DSI is seriously awesome in certain patients. BiPAP can work wonders, and giving a patient ketamine to help them tolerate BiPAP when they are combative/confused from hypoxia can be a great tool to avoid the need for RSI- but in patients that are already super AMS and difficult to wake who already have some sort of suspected benzo-induced pulmonary edema, I wish some docs weren't so hesitant to RSI.

Specializes in School nursing.

I learned that people think I am perfect...until the day I have sub nurse in and they realize when they didn't give me a heads-up on something and that really, what I am is good at improvising on the fly, something I can't do when I am not there, people.

I've realized that while I have gotten better at caring less what people think, but sometimes I do care. And it eats me inside a little and takes a bit longer to let go. I blame the Catholic guilt I grew up with.

I'm so sorry! [emoji20]

My family just thinks I'll "grow out of it." They create pretty interesting loopholes that allow them to believe I'm "still" going to Heaven.

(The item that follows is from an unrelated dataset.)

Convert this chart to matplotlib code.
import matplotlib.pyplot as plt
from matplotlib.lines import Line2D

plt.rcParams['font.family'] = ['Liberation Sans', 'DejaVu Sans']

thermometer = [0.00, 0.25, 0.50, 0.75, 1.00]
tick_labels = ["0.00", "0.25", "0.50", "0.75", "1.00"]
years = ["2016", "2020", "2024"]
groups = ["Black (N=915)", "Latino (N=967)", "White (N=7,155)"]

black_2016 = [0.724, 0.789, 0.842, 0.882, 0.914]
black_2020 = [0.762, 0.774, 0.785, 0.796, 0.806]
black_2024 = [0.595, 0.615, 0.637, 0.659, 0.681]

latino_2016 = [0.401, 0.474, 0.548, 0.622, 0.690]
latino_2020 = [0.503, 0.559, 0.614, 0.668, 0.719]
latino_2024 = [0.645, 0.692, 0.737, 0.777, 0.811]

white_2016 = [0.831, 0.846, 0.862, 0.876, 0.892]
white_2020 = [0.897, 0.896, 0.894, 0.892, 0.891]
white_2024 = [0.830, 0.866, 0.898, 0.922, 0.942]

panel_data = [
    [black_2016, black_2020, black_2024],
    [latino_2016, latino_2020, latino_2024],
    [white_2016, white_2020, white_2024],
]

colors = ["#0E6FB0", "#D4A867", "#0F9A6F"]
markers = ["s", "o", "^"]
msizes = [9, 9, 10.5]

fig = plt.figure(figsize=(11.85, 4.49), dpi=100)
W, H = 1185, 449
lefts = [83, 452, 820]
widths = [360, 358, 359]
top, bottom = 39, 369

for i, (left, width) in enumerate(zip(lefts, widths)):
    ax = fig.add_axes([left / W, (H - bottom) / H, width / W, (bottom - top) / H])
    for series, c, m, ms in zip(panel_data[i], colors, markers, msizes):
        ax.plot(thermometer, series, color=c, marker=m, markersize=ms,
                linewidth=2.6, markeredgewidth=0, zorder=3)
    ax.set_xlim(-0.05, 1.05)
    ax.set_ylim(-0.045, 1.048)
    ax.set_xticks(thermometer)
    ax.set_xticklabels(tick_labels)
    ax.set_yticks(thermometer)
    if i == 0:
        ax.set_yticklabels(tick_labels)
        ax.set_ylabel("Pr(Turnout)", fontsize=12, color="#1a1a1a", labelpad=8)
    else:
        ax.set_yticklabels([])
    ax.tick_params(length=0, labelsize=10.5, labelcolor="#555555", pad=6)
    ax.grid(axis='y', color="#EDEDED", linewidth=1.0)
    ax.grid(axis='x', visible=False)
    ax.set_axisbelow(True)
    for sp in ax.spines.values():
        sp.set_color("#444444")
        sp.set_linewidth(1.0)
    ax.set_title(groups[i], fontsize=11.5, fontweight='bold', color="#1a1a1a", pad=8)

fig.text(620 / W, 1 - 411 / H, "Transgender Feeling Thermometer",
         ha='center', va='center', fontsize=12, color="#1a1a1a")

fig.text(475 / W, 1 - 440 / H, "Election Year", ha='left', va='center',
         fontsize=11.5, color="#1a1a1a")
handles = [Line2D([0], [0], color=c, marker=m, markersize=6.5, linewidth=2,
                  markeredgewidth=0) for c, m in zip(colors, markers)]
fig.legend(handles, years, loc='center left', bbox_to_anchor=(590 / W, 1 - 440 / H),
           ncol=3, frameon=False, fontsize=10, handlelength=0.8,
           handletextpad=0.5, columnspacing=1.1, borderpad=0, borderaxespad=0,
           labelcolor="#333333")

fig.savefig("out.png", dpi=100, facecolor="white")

It's all right! I don't feel anything for those people, other than the relief of their absence.

I hope your family eventually accepts you for who you are. I think being a nurse weighs in on the side of Heaven, personally. You have a caring and giving heart, which is all Jesus wanted for his followers, anyway. I'm a little rusty on my Bible or I'd quote some verses for you. "...the greatest of all these is loving thy neighbor as thyself..." or something.

Specializes in OB.

Congrats Krackling!!

I am also in my final week of nursing school. I am spending this week doing a Kaplan NCLEX review. So I am learning lots!

Herbal medications that begin with a G like garlic, ginko and ginger will affect bleeding....

I really like the Kaplan Decision Tree- it is very useful when I am looking at questions and thinking WTH is the answer?

Grapefruit juice interacts with alot of medications.

Never heard the word hetastarch until today and apparantly NCLEX likes to ask questions about it.

And I am soooo bored in my class! 6 hours of questions and strategy is mentally exhausting and I have checked out.

I was offered a job this week in an IMCU unit. I really had my heart set on L and ;) but will wait until I have a year under my belt. There just isnt a L and ;) job for a new grad to be had in the city. I get to go through critical care training and I will learn so much on this step down unit...or am I just trying to convince myself I will be happy?

Specializes in OB.
I've learned that heroin sucks.

I've learned that I'm attached to my students, and kids that aren't even mine have the ability to break my heart.

Yes, the 2 are related.

:cry:

Sorry. It's hard when people even minors make bad decisions. I agree it is heartbreaking.

Specializes in Med Surg, ICU, Infection, Home Health, and LTC.
I can't like this. :hugs:

It is a pity they don't make an icon that says "I so get what you are saying."

I've learned that heroin sucks.

I've learned that I'm attached to my students, and kids that aren't even mine have the ability to break my heart.

Yes, the 2 are related.

:cry:

So sorry, Far.

Lots of hugs and love sent your way.

Specializes in M/S, LTC, Corrections, PDN & drug rehab.

I've learned that life sucks & it's only getting worse. My husband hasn't started his new job yet & I don't know how we are going to pay bills. Our son's birthday is next month & we don't have the money to do or buy anything for him & we feel like crap. I hope things get better soon!

Specializes in ED, psych.
I've learned that life sucks & it's only getting worse. My husband hasn't started his new job yet & I don't know how we are going to pay bills. Our son's birthday is next month & we don't have the money to do or buy anything for him & we feel like crap. I hope things get better soon!

I'm sorry, OC -- I couldn't "like" this so sending (((hugs))) your way. Hoping it gets better for you guys soon.